Directive:
Reproduce nothing except the lines between the line with "Convert this chart" and the line with "ax.set_axisbelow(True)", both ends included, and please leave out pictures.

Provided material:
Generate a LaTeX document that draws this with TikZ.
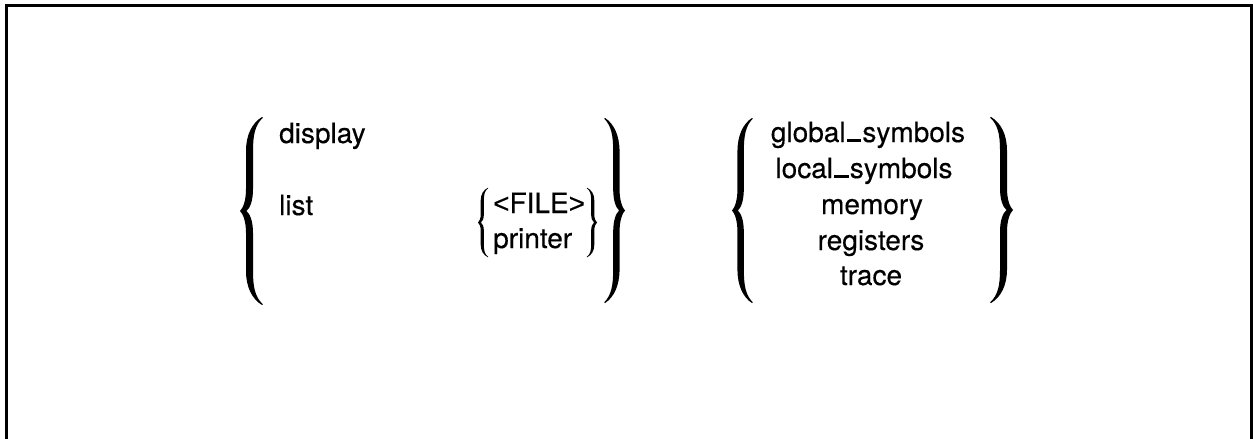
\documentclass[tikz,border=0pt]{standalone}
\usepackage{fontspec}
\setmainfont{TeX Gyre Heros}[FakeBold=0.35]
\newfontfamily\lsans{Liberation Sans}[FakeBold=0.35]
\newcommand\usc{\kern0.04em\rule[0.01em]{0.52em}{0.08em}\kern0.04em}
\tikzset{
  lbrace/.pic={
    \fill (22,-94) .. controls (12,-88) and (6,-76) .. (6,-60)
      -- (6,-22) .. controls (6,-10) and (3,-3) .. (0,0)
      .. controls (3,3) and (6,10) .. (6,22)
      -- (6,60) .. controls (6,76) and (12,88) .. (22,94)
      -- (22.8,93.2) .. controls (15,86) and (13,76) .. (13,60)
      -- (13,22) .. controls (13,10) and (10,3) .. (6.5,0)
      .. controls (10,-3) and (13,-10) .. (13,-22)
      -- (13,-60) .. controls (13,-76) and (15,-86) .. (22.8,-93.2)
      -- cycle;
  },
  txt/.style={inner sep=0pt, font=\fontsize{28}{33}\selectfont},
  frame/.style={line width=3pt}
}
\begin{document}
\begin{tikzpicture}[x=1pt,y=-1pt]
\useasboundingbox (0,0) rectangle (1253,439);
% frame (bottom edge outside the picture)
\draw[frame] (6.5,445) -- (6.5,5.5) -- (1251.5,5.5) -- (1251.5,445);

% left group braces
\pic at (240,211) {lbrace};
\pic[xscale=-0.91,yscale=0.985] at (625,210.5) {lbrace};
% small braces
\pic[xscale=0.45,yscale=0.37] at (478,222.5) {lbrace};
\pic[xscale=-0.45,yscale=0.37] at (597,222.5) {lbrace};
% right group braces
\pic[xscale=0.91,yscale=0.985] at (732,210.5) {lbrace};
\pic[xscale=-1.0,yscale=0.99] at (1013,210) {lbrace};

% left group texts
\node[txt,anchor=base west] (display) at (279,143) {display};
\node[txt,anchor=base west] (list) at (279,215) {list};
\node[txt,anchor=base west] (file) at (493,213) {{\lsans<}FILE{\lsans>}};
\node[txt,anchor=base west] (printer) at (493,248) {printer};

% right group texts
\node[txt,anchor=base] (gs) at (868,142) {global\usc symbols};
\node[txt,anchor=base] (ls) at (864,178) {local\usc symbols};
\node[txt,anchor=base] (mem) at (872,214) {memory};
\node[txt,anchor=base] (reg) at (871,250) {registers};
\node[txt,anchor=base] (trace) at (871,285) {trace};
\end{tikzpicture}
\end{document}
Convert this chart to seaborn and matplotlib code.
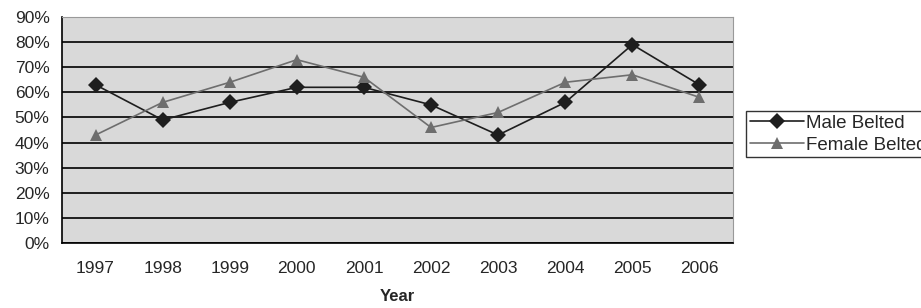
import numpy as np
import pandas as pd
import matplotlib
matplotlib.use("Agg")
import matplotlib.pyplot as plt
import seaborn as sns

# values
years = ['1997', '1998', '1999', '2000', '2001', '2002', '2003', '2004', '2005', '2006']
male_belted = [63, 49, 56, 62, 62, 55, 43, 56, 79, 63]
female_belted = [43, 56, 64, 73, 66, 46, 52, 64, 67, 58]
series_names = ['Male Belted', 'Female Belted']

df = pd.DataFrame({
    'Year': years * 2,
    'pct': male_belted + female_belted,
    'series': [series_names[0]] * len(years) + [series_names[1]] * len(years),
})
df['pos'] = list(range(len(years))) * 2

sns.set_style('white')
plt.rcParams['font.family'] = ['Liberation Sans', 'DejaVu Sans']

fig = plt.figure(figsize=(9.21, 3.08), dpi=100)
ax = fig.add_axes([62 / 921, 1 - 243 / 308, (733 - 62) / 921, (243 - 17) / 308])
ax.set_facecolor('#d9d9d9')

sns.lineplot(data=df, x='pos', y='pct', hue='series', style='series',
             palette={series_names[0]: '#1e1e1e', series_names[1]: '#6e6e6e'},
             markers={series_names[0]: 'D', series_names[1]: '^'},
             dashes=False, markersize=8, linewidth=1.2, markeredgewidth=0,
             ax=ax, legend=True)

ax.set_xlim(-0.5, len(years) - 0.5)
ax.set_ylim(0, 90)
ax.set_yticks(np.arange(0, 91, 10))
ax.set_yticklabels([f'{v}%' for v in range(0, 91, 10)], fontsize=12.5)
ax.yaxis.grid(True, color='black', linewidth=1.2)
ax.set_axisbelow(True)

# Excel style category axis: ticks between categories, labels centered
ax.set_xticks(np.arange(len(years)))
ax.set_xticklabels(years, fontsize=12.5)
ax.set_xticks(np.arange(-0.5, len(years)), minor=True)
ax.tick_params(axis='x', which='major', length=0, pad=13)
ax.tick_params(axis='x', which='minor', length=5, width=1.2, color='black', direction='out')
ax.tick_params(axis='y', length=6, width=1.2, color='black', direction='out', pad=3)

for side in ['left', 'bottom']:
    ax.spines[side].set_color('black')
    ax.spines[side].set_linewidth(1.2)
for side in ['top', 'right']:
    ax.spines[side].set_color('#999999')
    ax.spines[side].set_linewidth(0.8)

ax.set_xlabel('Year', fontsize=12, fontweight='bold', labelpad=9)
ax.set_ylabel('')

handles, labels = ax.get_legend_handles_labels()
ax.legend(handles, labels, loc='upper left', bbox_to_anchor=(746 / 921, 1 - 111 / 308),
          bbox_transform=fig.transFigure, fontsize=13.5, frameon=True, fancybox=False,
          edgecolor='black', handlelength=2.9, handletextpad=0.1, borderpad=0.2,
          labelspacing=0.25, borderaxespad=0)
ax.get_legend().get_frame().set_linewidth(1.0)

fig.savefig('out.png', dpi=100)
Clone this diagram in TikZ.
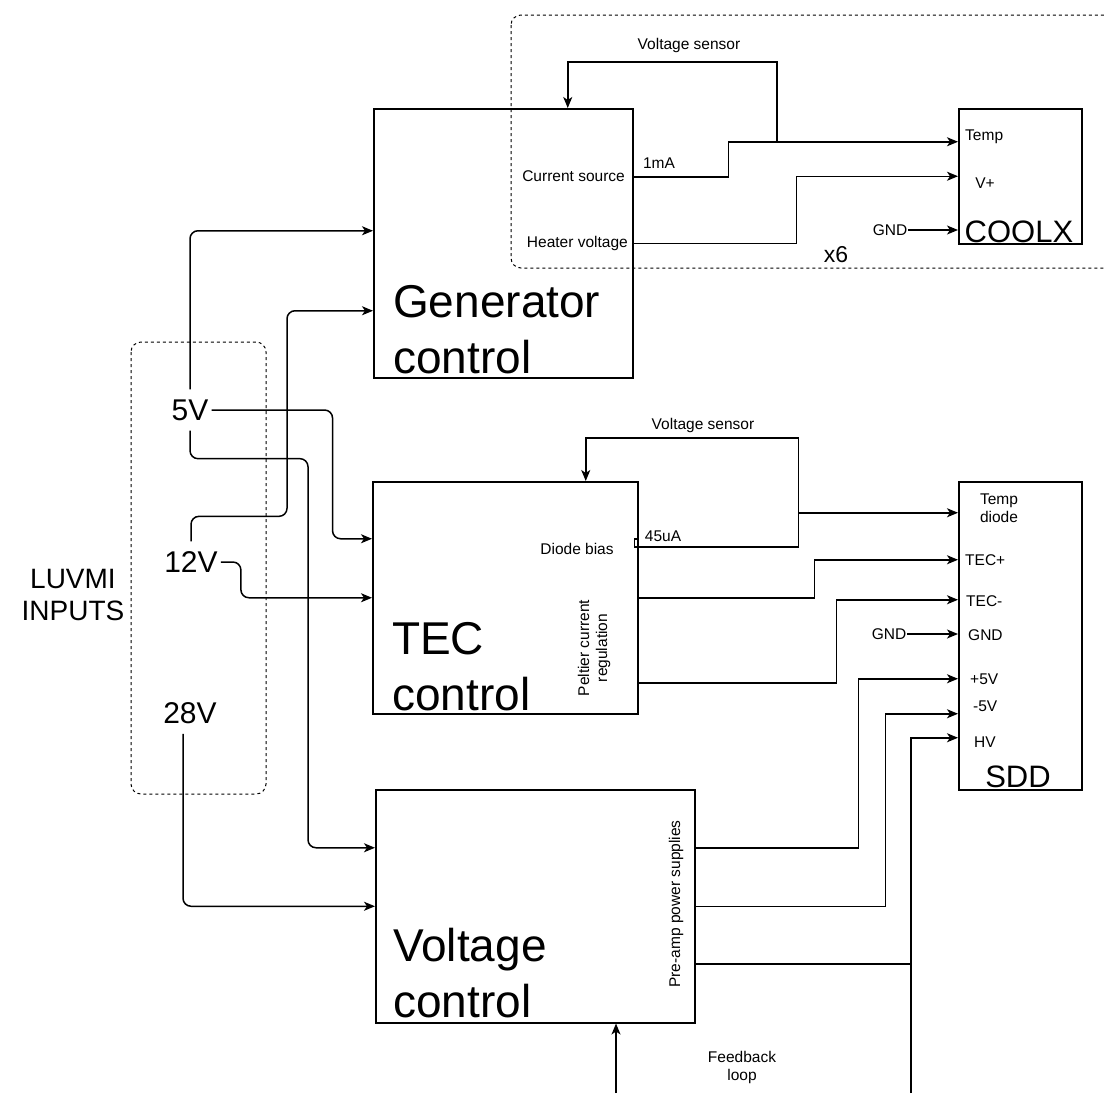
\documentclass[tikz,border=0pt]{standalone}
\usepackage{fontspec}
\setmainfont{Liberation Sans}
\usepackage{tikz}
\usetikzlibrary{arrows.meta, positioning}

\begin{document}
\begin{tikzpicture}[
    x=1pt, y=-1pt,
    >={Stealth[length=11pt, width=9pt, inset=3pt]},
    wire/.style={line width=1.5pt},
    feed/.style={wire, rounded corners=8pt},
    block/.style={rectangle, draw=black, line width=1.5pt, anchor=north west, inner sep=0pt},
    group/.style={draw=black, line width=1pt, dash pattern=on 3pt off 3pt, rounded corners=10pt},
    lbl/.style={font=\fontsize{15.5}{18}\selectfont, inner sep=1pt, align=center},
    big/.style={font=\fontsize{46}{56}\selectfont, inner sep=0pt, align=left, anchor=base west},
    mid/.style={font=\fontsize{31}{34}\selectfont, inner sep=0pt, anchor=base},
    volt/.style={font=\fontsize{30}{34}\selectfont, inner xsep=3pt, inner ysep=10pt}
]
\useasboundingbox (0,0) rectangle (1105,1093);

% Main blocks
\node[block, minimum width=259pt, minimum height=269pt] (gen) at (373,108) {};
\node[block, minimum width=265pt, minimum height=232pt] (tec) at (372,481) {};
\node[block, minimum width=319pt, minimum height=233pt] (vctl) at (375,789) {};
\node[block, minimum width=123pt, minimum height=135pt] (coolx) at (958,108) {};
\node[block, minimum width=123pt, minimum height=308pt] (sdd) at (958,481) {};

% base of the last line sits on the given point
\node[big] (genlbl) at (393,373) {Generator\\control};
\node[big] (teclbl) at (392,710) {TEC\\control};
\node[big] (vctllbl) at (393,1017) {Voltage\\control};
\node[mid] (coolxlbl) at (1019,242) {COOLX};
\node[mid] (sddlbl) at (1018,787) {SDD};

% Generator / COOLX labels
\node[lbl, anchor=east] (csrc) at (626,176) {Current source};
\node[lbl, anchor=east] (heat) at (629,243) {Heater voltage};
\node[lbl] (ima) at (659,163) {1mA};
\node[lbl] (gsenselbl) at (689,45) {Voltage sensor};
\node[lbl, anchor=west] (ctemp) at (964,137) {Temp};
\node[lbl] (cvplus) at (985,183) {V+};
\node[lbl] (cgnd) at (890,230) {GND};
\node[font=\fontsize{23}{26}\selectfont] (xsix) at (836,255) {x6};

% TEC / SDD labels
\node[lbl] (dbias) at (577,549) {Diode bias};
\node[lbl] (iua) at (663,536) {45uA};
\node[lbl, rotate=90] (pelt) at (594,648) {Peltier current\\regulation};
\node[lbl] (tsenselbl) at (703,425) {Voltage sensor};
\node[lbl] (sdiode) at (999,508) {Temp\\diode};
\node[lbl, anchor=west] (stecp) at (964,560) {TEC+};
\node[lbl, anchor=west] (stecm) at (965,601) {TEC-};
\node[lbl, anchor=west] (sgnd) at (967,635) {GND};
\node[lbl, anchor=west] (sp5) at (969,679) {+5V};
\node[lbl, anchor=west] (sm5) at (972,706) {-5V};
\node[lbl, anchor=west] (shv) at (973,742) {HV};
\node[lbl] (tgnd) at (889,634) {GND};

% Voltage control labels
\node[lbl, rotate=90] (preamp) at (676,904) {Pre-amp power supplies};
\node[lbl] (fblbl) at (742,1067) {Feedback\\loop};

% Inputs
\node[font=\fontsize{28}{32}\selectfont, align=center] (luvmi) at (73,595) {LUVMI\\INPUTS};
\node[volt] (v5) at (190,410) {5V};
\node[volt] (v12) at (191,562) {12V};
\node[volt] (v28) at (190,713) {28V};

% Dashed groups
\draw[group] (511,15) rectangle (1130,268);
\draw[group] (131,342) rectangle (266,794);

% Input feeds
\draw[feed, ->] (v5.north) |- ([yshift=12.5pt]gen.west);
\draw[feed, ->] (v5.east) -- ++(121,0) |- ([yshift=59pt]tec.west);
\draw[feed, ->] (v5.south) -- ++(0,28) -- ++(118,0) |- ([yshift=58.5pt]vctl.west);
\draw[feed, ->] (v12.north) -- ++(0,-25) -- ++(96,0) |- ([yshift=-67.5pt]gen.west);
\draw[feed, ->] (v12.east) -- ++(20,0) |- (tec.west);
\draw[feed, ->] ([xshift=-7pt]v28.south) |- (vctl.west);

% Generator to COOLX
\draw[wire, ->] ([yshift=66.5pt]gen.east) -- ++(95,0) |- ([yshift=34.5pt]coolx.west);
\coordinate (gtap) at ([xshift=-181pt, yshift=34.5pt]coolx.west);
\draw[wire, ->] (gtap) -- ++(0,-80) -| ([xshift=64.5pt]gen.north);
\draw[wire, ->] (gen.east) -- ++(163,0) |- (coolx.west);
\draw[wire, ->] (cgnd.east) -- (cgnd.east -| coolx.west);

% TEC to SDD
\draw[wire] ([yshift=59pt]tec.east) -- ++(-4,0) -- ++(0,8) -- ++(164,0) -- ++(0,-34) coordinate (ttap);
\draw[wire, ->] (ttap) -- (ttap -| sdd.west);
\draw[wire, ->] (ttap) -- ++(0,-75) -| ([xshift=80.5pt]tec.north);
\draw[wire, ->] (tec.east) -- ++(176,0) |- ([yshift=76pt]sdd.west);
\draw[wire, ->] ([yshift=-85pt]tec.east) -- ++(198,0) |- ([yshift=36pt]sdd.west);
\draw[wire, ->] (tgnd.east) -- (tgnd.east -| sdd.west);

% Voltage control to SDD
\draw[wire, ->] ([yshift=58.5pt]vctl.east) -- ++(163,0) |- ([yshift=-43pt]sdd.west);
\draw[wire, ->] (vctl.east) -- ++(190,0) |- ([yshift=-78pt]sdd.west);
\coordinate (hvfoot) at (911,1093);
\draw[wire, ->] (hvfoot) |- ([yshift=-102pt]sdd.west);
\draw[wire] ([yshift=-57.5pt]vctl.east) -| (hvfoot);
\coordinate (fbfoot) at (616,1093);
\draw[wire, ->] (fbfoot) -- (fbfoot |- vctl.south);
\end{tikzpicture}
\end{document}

Written answer:
Convert this chart to seaborn and matplotlib code.
import numpy as np
import pandas as pd
import matplotlib
matplotlib.use("Agg")
import matplotlib.pyplot as plt
import seaborn as sns

# values
years = ['1997', '1998', '1999', '2000', '2001', '2002', '2003', '2004', '2005', '2006']
male_belted = [63, 49, 56, 62, 62, 55, 43, 56, 79, 63]
female_belted = [43, 56, 64, 73, 66, 46, 52, 64, 67, 58]
series_names = ['Male Belted', 'Female Belted']

df = pd.DataFrame({
    'Year': years * 2,
    'pct': male_belted + female_belted,
    'series': [series_names[0]] * len(years) + [series_names[1]] * len(years),
})
df['pos'] = list(range(len(years))) * 2

sns.set_style('white')
plt.rcParams['font.family'] = ['Liberation Sans', 'DejaVu Sans']

fig = plt.figure(figsize=(9.21, 3.08), dpi=100)
ax = fig.add_axes([62 / 921, 1 - 243 / 308, (733 - 62) / 921, (243 - 17) / 308])
ax.set_facecolor('#d9d9d9')

sns.lineplot(data=df, x='pos', y='pct', hue='series', style='series',
             palette={series_names[0]: '#1e1e1e', series_names[1]: '#6e6e6e'},
             markers={series_names[0]: 'D', series_names[1]: '^'},
             dashes=False, markersize=8, linewidth=1.2, markeredgewidth=0,
             ax=ax, legend=True)

ax.set_xlim(-0.5, len(years) - 0.5)
ax.set_ylim(0, 90)
ax.set_yticks(np.arange(0, 91, 10))
ax.set_yticklabels([f'{v}%' for v in range(0, 91, 10)], fontsize=12.5)
ax.yaxis.grid(True, color='black', linewidth=1.2)
ax.set_axisbelow(True)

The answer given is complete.